Biographies

Sister Mary Vernard Chapman, MM

Sister  Mary Venard Chapman, MMBorn: December 26, 1896
Entered: November 21, 1920
Died: April 11, 1975

On Friday afternoon, April 11, close to 3:30 p.m., Sister Mary Venard Chapman passed into eternal life. She had been admitted to Phelps Memorial Hospital the evening previous. During the last months of her life, although faced with a rapidly declining condition, she maintained her optimistic spirit. After recuperation, she was up and about, greatly concerned for others, visiting the patients, eating in the dining room and attending Liturgy in the Chapel. When I visited her at Easter time, she expressed contentment to be at Bethany because of her weakened condition. This is remarkable it seems to me since she spent the major part of her Maryknoll life at the Motherhouse, except for four years at the Venard and nine years in residence at Crichton House, commuting daily to the Field Afar Office.

 Lily Jane Chapman was born on December 26, 1896 in Rushden, Northamptonshire, England, of an English father and an Irish mother. She came to the U.S.A. in July of 1903 at the age of seven with her mother to join her father who had emigrated from England a few months previous. The family lived in Lynn and later on in Saugus, Massachusetts in Blessed Sacrament Parish, where Lily attended the Parish grammar school. After graduating from grammar school in 1911, she went to work for the General Electric Company in Lynn where for 8 years she worked hard and efficiently as a parts-maker of electric meters and time switches. On her application form for entrance into Maryknoll to the question: “How did you happen to get interested in Maryknoll?”, she wrote in brief but revealing words: “Through Sister Mary Peter and the Field Afar”. When she filled in that statement little did she realize that she would spend 31 years of her mission life at the various desks of the Field Afar (Maryknoll) magazine. Her application was accepted and she entered Maryknoll on November 21, 1920.

Sister Mary Venard made her First Profession of Vows on August 4, 1922 and was assigned to the Venard that same year where she worked in the laundry, rectory and kitchen. She made her final vows at the Venard on August 4, 1925 and returned to the Motherhouse in 1926, at which time she took up her work at the Field Afar magazine office, where she was to spend 31 years of her life in an unsung but nevertheless needed role, donating the gift of herself to the mission education of the U.S. Church and enhancing the Community’s response to mission around the world through the Maryknoll magazine.

In 1957 she was assigned to the Motherhouse Promotion Office, and in 1961 to the Motherhouse Mission Education Secretariat where she worked for ten years. In 1971 she took charge of the audio-visual equipment in Rogers College at which post she faithfully served until ill health necessitated her retirement to Bethany.

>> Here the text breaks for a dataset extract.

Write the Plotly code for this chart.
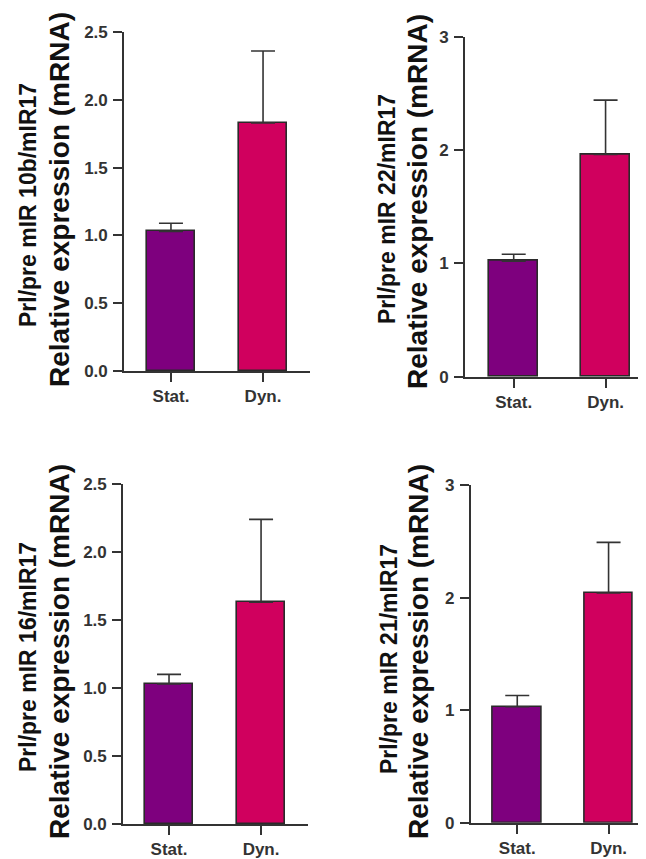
import plotly.graph_objects as go

# page body has an 8px margin, so the figure is 8px smaller on each side of the window
OFF = 8
W, H = 646 - OFF, 859 - OFF

categories = ["Stat.", "Dyn."]

mir10b_mean = [1.03, 1.83]
mir10b_err = [0.06, 0.53]

mir22_mean = [1.02, 1.96]
mir22_err = [0.06, 0.48]

mir16_mean = [1.03, 1.63]
mir16_err = [0.07, 0.61]

mir21_mean = [1.03, 2.04]
mir21_err = [0.10, 0.45]

panel_labels = ["Prl/pre mIR 10b/mIR17", "Prl/pre mIR 22/mIR17",
                "Prl/pre mIR 16/mIR17", "Prl/pre mIR 21/mIR17"]
common_title = "Relative expression (mRNA)"

bar_colors = ["#7e007e", "#d0005e"]
AX = "#333333"
FONT = "Liberation Sans, Arial, sans-serif"


def px_x(v):
    return (v - OFF) / W


def px_y(v):
    return 1 - (v - OFF) / H


# reference-pixel geometry: (x_left, x_right, y_top, y_bottom)
panels = [
    dict(mean=mir10b_mean, err=mir10b_err, box=(124, 310, 32, 371), xr=[-0.51, 1.51],
         yr=[0, 2.5], dtick=0.5, fmt=".1f", t1=(28, 205), t2=(60, 200)),
    dict(mean=mir22_mean, err=mir22_err, box=(465, 646, 36.7, 376.7), xr=[-0.53, 1.44],
         yr=[0, 3], dtick=1, fmt="d", t1=(387, 209), t2=(417, 202)),
    dict(mean=mir16_mean, err=mir16_err, box=(123, 308, 484, 824), xr=[-0.5, 1.51],
         yr=[0, 2.5], dtick=0.5, fmt=".1f", t1=(28, 657), t2=(59, 652)),
    dict(mean=mir21_mean, err=mir21_err, box=(470.7, 646, 485, 822.7), xr=[-0.51, 1.41],
         yr=[0, 3], dtick=1, fmt="d", t1=(389, 659), t2=(418, 652)),
]

fig = go.Figure()
annotations = []
for i, p in enumerate(panels):
    n = "" if i == 0 else str(i + 1)
    xl, xr_, yt, yb = p["box"]
    fig.add_trace(go.Bar(
        x=categories, y=p["mean"],
        xaxis="x" + n, yaxis="y" + n,
        width=0.53,
        marker=dict(color=bar_colors, line=dict(color="#2a2a2a", width=1.6)),
        error_y=dict(type="data", symmetric=False, array=p["err"],
                     arrayminus=[0, 0], color=AX, thickness=1.6, width=12),
        showlegend=False,
    ))
    axcommon = dict(showline=True, linecolor=AX, linewidth=1.6, ticks="outside",
                    ticklen=9, tickwidth=1.6, tickcolor=AX, showgrid=False, zeroline=False,
                    automargin=False,
                    tickfont=dict(family=FONT, size=17, color=AX, weight="bold"))
    fig.update_layout(**{
        "xaxis" + n: dict(domain=[max(0, px_x(xl)), min(1, px_x(xr_))], anchor="y" + n,
                          type="category", range=p["xr"], **axcommon),
        "yaxis" + n: dict(domain=[px_y(yb), px_y(yt)], anchor="x" + n,
                          range=p["yr"], dtick=p["dtick"], tickformat=p["fmt"],
                          ticklabelstandoff=2, **axcommon),
    })
    annotations.append(dict(x=px_x(p["t1"][0]), y=px_y(p["t1"][1]), xref="paper", yref="paper",
                            text=panel_labels[i], textangle=-90, showarrow=False,
                            xanchor="center", yanchor="middle",
                            font=dict(family=FONT, size=23, color="#111111", weight="bold")))
    annotations.append(dict(x=px_x(p["t2"][0]), y=px_y(p["t2"][1]), xref="paper", yref="paper",
                            text=common_title, textangle=-90, showarrow=False,
                            xanchor="center", yanchor="middle",
                            font=dict(family=FONT, size=28, color="#111111", weight="bold")))

fig.update_layout(width=W, height=H, margin=dict(l=0, r=0, t=0, b=0),
                  paper_bgcolor="white", plot_bgcolor="white",
                  annotations=annotations, bargap=0)

fig.write_html("out.html")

The eve before her death, when she was extremely uncomfortable and fully aware of the seriousness of her condition, Sister Mary Venard made three outgoing gestures to her Sisters which were typical of her concern for others ever at a moment of pain: she told Sister Eucharista she wished to give her her very best habit as a parting gift; reminded Sister Madeline Maria Dorsey to read the spiritual bulletin called Daily Word which she had given her as a gift; and congratulated Sister Mary Lou Andrews on the results of the elections for Coordinator of the Senior Region.

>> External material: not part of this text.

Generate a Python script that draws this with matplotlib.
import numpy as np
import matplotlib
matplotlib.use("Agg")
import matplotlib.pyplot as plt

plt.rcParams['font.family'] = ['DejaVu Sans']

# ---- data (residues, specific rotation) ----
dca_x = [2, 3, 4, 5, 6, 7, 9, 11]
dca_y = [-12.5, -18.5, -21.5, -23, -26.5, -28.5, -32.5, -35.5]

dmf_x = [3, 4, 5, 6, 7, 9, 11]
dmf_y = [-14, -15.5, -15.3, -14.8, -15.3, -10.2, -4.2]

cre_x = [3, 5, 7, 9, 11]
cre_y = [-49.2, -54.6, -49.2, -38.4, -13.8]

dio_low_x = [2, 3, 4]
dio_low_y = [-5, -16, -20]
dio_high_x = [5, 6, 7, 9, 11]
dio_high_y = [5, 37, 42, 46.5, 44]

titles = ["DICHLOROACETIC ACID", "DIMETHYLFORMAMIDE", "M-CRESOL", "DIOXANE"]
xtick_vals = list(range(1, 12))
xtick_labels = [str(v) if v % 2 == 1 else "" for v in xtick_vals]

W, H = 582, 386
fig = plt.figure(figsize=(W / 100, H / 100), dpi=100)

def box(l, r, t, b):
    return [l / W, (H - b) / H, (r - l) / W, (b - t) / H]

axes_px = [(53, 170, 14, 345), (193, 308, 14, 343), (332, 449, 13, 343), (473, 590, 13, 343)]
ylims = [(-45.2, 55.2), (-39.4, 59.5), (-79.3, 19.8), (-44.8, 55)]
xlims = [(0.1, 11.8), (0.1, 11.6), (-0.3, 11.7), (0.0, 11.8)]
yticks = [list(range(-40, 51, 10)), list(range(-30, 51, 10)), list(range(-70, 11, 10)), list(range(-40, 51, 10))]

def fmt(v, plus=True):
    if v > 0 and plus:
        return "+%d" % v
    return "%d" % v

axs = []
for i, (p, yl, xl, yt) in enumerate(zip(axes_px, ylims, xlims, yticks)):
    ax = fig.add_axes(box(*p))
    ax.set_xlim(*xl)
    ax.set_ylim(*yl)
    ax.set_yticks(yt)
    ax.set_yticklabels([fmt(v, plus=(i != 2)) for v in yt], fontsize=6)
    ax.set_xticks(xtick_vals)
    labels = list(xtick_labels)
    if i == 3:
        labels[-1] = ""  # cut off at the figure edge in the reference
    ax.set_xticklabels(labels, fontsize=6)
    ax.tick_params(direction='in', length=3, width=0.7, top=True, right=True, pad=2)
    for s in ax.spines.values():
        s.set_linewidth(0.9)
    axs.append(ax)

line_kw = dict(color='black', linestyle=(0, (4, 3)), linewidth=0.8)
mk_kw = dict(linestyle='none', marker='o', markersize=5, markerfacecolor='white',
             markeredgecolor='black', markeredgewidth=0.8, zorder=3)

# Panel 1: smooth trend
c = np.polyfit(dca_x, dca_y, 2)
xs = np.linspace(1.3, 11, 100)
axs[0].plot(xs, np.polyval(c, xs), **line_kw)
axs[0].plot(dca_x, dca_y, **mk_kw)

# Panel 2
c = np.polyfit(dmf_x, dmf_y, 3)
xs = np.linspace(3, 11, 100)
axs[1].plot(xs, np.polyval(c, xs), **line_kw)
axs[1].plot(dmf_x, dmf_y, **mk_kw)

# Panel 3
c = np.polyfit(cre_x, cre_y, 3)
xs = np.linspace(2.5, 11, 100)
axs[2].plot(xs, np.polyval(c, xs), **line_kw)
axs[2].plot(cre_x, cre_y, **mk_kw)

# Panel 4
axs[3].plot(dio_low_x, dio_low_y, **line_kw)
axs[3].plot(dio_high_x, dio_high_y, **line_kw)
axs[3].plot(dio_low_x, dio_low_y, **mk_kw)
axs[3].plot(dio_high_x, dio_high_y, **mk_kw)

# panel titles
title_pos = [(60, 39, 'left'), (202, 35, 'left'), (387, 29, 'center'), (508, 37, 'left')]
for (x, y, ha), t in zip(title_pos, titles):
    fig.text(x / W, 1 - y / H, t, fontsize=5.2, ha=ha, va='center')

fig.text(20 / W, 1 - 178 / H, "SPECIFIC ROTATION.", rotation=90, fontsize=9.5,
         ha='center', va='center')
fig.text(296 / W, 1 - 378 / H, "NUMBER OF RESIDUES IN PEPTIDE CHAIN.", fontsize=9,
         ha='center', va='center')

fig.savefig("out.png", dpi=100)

What can we say of a life poured out here at the heart of Maryknoll? –a generous missionary heart that remained faithful to the end, responsibly, willingly, and graciously carrying out the duties given to her with love and dedication and the certainty that for those who love God all things work together unto good. This is the kind of self-gift to God on which Maryknoll is built and on which its future depends: a single-hearted, joyous, steadfast, humble, self-forgetting and loyal YES to the call of the Lord Jesus to mission. In Sister Mary Venard’s file are several notes which she wrote to Mother Mary Joseph. In reading these notes I am struck by her docility, unpretentiousness, confident and loving manner with Mother. I would like to quote here a paragraph from a letter written to Mother Mary Joseph in the early 40’s:

“Be assured, Mother dear, of many a fervent
prayer during this time of grace. May I
ask a wee prayer, Mother, that I may be
generous with our Lord and be what He wants
me to be!”

As we look at her life, and celebrate her gentle and peaceful passage into eternity, we can affirm that her favor has been granted… “she has been generous with God and has been what He wanted her to be.”

Please remember our dear Sister Mary Venard with the celebration of the Mass of the Resurrection and give thanks to God that she was and is our sister in Maryknoll.”